→ **What the exercise asks**
All lines below must be repeated exactly, with the pictures omitted.
───── Source material
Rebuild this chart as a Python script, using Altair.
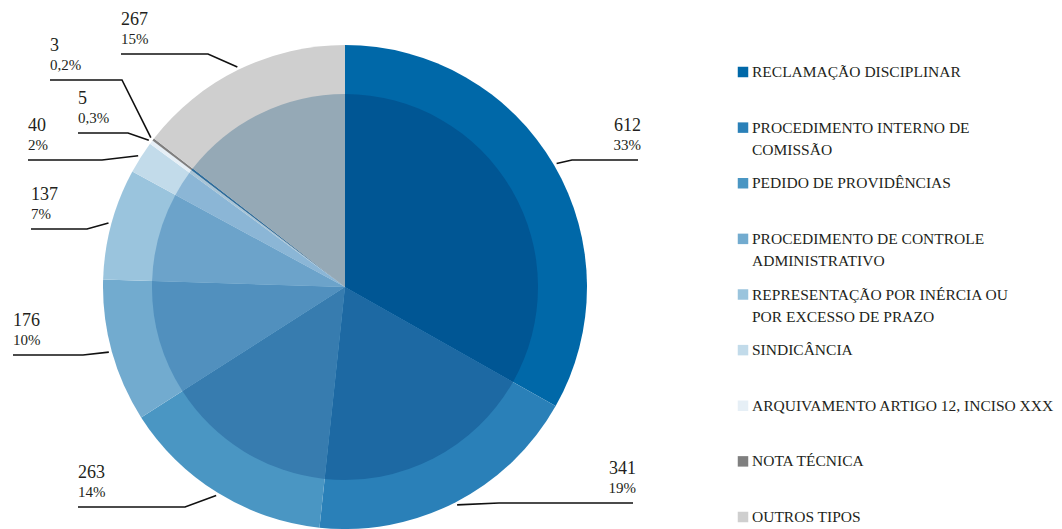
import math
import altair as alt
import pandas as pd

# ---------------- data ----------------
CATEGORIES = [
    "Reclamação Disciplinar",
    "Procedimento Interno de Comissão",
    "Pedido de Providências",
    "Procedimento de Controle Administrativo",
    "Representação por Inércia ou por Excesso de Prazo",
    "Sindicância",
    "Arquivamento Artigo 12, Inciso XXX",
    "Nota Técnica",
    "Outros Tipos",
]
VALUES = [612, 341, 263, 176, 137, 40, 5, 3, 267]
PERCENT_LABELS = ["33%", "19%", "14%", "10%", "7%", "2%", "0,3%", "0,2%", "15%"]
# legend labels as wrapped in the reference (small caps -> upper case)
LEGEND_LABELS = [
    "Reclamação Disciplinar",
    "Procedimento Interno de\nComissão",
    "Pedido de Providências",
    "Procedimento de Controle\nAdministrativo",
    "Representação por Inércia ou\npor Excesso de Prazo",
    "Sindicância",
    "Arquivamento Artigo 12, Inciso XXX",
    "Nota Técnica",
    "Outros Tipos",
]

# ---------------- styles ----------------
OUTER_COLORS = ["#0068a8", "#2a80b8", "#4a96c3", "#72abcf", "#9ac4dd",
                "#c2dbea", "#e6eff6", "#7f7f7f", "#cfcfcf"]
INNER_COLORS = ["#005694", "#1d69a3", "#377caf", "#5190be", "#6ca3ca",
                "#8bb6d6", "#a9c4d6", "#2a6c9e", "#95a9b6"]
SERIF = "Liberation Serif"
TEXT_COLOR = "#231f20"

# ---------------- layout (page pixel coordinates) ----------------
W, H = 1046, 521
OFF = 8
CX, CY = 345, 287
R_OUT, R_IN = 242, 193
LABEL_SIDE = ["right", "right", "left", "left", "left", "left", "left", "left", "left"]
LABEL_LINE_Y = [160, 503, 507, 355, 229, 160, 133, 80, 54]
LABEL_ELBOW_X = [572, 499, 185, 83, 87, 102, 128, 122, 208]
LABEL_END_X = [638, 633, 78, 13, 31, 28, 78, 50, 121]
LEGEND_TOP, LEGEND_BOTTOM = 72, 517
LEGEND_SYMBOL_X, LEGEND_TEXT_X = 743, 752

# ---------------- tables ----------------
slices = pd.DataFrame({
    "idx": list(range(len(CATEGORIES))),
    "cat": CATEGORIES,
    "value": VALUES,
})

total = float(sum(VALUES))
line_rows, text_rows = [], []
cum = 0.0
for i, v in enumerate(VALUES):
    mid = (cum + v / 2.0) / total * 2 * math.pi
    cum += v
    sx = CX + (R_OUT + 3) * math.sin(mid)
    sy = CY - (R_OUT + 3) * math.cos(mid)
    pts = [(sx, sy), (LABEL_ELBOW_X[i], LABEL_LINE_Y[i]), (LABEL_END_X[i], LABEL_LINE_Y[i])]
    for k, (px, py) in enumerate(pts):
        line_rows.append({"slice": i, "seq": k, "x": px, "y": py})
    tx = LABEL_END_X[i] + (3 if LABEL_SIDE[i] == "right" else 0)
    text_rows.append({"slice": i, "side": LABEL_SIDE[i], "x": tx,
                      "y_num": LABEL_LINE_Y[i] - 29, "y_pct": LABEL_LINE_Y[i] - 10,
                      "num": str(VALUES[i]), "pct": PERCENT_LABELS[i]})
lines = pd.DataFrame(line_rows)
texts = pd.DataFrame(text_rows)

legend = pd.DataFrame({
    "cat": CATEGORIES,
    "label": [s.upper() for s in LEGEND_LABELS],
})

XS = alt.Scale(domain=[OFF, OFF + W], nice=False, zero=False)
YS = alt.Scale(domain=[OFF, OFF + H], nice=False, zero=False, reverse=True)

outer = alt.Chart(slices).mark_arc(radius=R_OUT).encode(
    theta=alt.Theta("value:Q", stack=True),
    color=alt.Color("cat:N", scale=alt.Scale(domain=CATEGORIES, range=OUTER_COLORS), legend=None),
    order=alt.Order("idx:Q"),
    x=alt.value(CX - OFF),
    y=alt.value(CY - OFF),
)
inner = alt.Chart(slices).mark_arc(radius=R_IN).encode(
    theta=alt.Theta("value:Q", stack=True),
    color=alt.Color("cat:N", scale=alt.Scale(domain=CATEGORIES, range=INNER_COLORS), legend=None),
    order=alt.Order("idx:Q"),
    x=alt.value(CX - OFF),
    y=alt.value(CY - OFF),
)

leaders = alt.Chart(lines).mark_line(color="#111111", strokeWidth=1.6).encode(
    x=alt.X("x:Q", scale=XS, axis=None),
    y=alt.Y("y:Q", scale=YS, axis=None),
    detail="slice:N",
    order="seq:Q",
)

def label_layer(side, align):
    d = texts[texts["side"] == side]
    num = alt.Chart(d).mark_text(align=align, baseline="alphabetic", font=SERIF,
                                 fontSize=18, color=TEXT_COLOR).encode(
        x=alt.X("x:Q", scale=XS, axis=None),
        y=alt.Y("y_num:Q", scale=YS, axis=None),
        text="num:N",
    )
    pct = alt.Chart(d).mark_text(align=align, baseline="alphabetic", font=SERIF,
                                 fontSize=15, color=TEXT_COLOR).encode(
        x=alt.X("x:Q", scale=XS, axis=None),
        y=alt.Y("y_pct:Q", scale=YS, axis=None),
        text="pct:N",
    )
    return [num, pct]

LY = alt.Scale(type="point", domain=CATEGORIES, range=[LEGEND_TOP - OFF, LEGEND_BOTTOM - OFF], padding=0)

leg_sym = alt.Chart(legend).mark_square(size=110, opacity=1).encode(
    x=alt.value(LEGEND_SYMBOL_X - OFF),
    y=alt.Y("cat:N", scale=LY, axis=None, sort=CATEGORIES),
    color=alt.Color("cat:N", scale=alt.Scale(domain=CATEGORIES, range=OUTER_COLORS), legend=None),
)
leg_txt = alt.Chart(legend).mark_text(align="left", baseline="alphabetic", font=SERIF,
                                      fontSize=15.5, lineBreak="\n", lineHeight=22, dy=5,
                                      color=TEXT_COLOR).encode(
    x=alt.value(LEGEND_TEXT_X - OFF),
    y=alt.Y("cat:N", scale=LY, axis=None, sort=CATEGORIES),
    text="label:N",
)

chart = alt.layer(
    outer, inner, leaders, *label_layer("left", "left"), *label_layer("right", "right"),
    leg_sym, leg_txt,
).resolve_scale(
    color="independent", y="independent", x="independent"
).properties(
    width=W, height=H, padding=0, autosize=alt.AutoSizeParams(type="none"),
    background="white",
).configure_view(stroke=None)

chart.save("out.html", embed_options={"renderer": "svg", "actions": False})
──────────
→ **Solution to this exercise**
Rebuild this chart as a Python script, using Altair.
import math
import altair as alt
import pandas as pd

# ---------------- data ----------------
CATEGORIES = [
    "Reclamação Disciplinar",
    "Procedimento Interno de Comissão",
    "Pedido de Providências",
    "Procedimento de Controle Administrativo",
    "Representação por Inércia ou por Excesso de Prazo",
    "Sindicância",
    "Arquivamento Artigo 12, Inciso XXX",
    "Nota Técnica",
    "Outros Tipos",
]
VALUES = [612, 341, 263, 176, 137, 40, 5, 3, 267]
PERCENT_LABELS = ["33%", "19%", "14%", "10%", "7%", "2%", "0,3%", "0,2%", "15%"]
# legend labels as wrapped in the reference (small caps -> upper case)
LEGEND_LABELS = [
    "Reclamação Disciplinar",
    "Procedimento Interno de\nComissão",
    "Pedido de Providências",
    "Procedimento de Controle\nAdministrativo",
    "Representação por Inércia ou\npor Excesso de Prazo",
    "Sindicância",
    "Arquivamento Artigo 12, Inciso XXX",
    "Nota Técnica",
    "Outros Tipos",
]

# ---------------- styles ----------------
OUTER_COLORS = ["#0068a8", "#2a80b8", "#4a96c3", "#72abcf", "#9ac4dd",
                "#c2dbea", "#e6eff6", "#7f7f7f", "#cfcfcf"]
INNER_COLORS = ["#005694", "#1d69a3", "#377caf", "#5190be", "#6ca3ca",
                "#8bb6d6", "#a9c4d6", "#2a6c9e", "#95a9b6"]
SERIF = "Liberation Serif"
TEXT_COLOR = "#231f20"

# ---------------- layout (page pixel coordinates) ----------------
W, H = 1046, 521
OFF = 8
CX, CY = 345, 287
R_OUT, R_IN = 242, 193
LABEL_SIDE = ["right", "right", "left", "left", "left", "left", "left", "left", "left"]
LABEL_LINE_Y = [160, 503, 507, 355, 229, 160, 133, 80, 54]
LABEL_ELBOW_X = [572, 499, 185, 83, 87, 102, 128, 122, 208]
LABEL_END_X = [638, 633, 78, 13, 31, 28, 78, 50, 121]
LEGEND_TOP, LEGEND_BOTTOM = 72, 517
LEGEND_SYMBOL_X, LEGEND_TEXT_X = 743, 752

# ---------------- tables ----------------
slices = pd.DataFrame({
    "idx": list(range(len(CATEGORIES))),
    "cat": CATEGORIES,
    "value": VALUES,
})

total = float(sum(VALUES))
line_rows, text_rows = [], []
cum = 0.0
for i, v in enumerate(VALUES):
    mid = (cum + v / 2.0) / total * 2 * math.pi
    cum += v
    sx = CX + (R_OUT + 3) * math.sin(mid)
    sy = CY - (R_OUT + 3) * math.cos(mid)
    pts = [(sx, sy), (LABEL_ELBOW_X[i], LABEL_LINE_Y[i]), (LABEL_END_X[i], LABEL_LINE_Y[i])]
    for k, (px, py) in enumerate(pts):
        line_rows.append({"slice": i, "seq": k, "x": px, "y": py})
    tx = LABEL_END_X[i] + (3 if LABEL_SIDE[i] == "right" else 0)
    text_rows.append({"slice": i, "side": LABEL_SIDE[i], "x": tx,
                      "y_num": LABEL_LINE_Y[i] - 29, "y_pct": LABEL_LINE_Y[i] - 10,
                      "num": str(VALUES[i]), "pct": PERCENT_LABELS[i]})
lines = pd.DataFrame(line_rows)
texts = pd.DataFrame(text_rows)

legend = pd.DataFrame({
    "cat": CATEGORIES,
    "label": [s.upper() for s in LEGEND_LABELS],
})

XS = alt.Scale(domain=[OFF, OFF + W], nice=False, zero=False)
YS = alt.Scale(domain=[OFF, OFF + H], nice=False, zero=False, reverse=True)

outer = alt.Chart(slices).mark_arc(radius=R_OUT).encode(
    theta=alt.Theta("value:Q", stack=True),
    color=alt.Color("cat:N", scale=alt.Scale(domain=CATEGORIES, range=OUTER_COLORS), legend=None),
    order=alt.Order("idx:Q"),
    x=alt.value(CX - OFF),
    y=alt.value(CY - OFF),
)
inner = alt.Chart(slices).mark_arc(radius=R_IN).encode(
    theta=alt.Theta("value:Q", stack=True),
    color=alt.Color("cat:N", scale=alt.Scale(domain=CATEGORIES, range=INNER_COLORS), legend=None),
    order=alt.Order("idx:Q"),
    x=alt.value(CX - OFF),
    y=alt.value(CY - OFF),
)

leaders = alt.Chart(lines).mark_line(color="#111111", strokeWidth=1.6).encode(
    x=alt.X("x:Q", scale=XS, axis=None),
    y=alt.Y("y:Q", scale=YS, axis=None),
    detail="slice:N",
    order="seq:Q",
)

def label_layer(side, align):
    d = texts[texts["side"] == side]
    num = alt.Chart(d).mark_text(align=align, baseline="alphabetic", font=SERIF,
                                 fontSize=18, color=TEXT_COLOR).encode(
        x=alt.X("x:Q", scale=XS, axis=None),
        y=alt.Y("y_num:Q", scale=YS, axis=None),
        text="num:N",
    )
    pct = alt.Chart(d).mark_text(align=align, baseline="alphabetic", font=SERIF,
                                 fontSize=15, color=TEXT_COLOR).encode(
        x=alt.X("x:Q", scale=XS, axis=None),
        y=alt.Y("y_pct:Q", scale=YS, axis=None),
        text="pct:N",
    )
    return [num, pct]

LY = alt.Scale(type="point", domain=CATEGORIES, range=[LEGEND_TOP - OFF, LEGEND_BOTTOM - OFF], padding=0)

leg_sym = alt.Chart(legend).mark_square(size=110, opacity=1).encode(
    x=alt.value(LEGEND_SYMBOL_X - OFF),
    y=alt.Y("cat:N", scale=LY, axis=None, sort=CATEGORIES),
    color=alt.Color("cat:N", scale=alt.Scale(domain=CATEGORIES, range=OUTER_COLORS), legend=None),
)
leg_txt = alt.Chart(legend).mark_text(align="left", baseline="alphabetic", font=SERIF,
                                      fontSize=15.5, lineBreak="\n", lineHeight=22, dy=5,
                                      color=TEXT_COLOR).encode(
    x=alt.value(LEGEND_TEXT_X - OFF),
    y=alt.Y("cat:N", scale=LY, axis=None, sort=CATEGORIES),
    text="label:N",
)

chart = alt.layer(
    outer, inner, leaders, *label_layer("left", "left"), *label_layer("right", "right"),
    leg_sym, leg_txt,
).resolve_scale(
    color="independent", y="independent", x="independent"
).properties(
    width=W, height=H, padding=0, autosize=alt.AutoSizeParams(type="none"),
    background="white",
).configure_view(stroke=None)

chart.save("out.html", embed_options={"renderer": "svg", "actions": False})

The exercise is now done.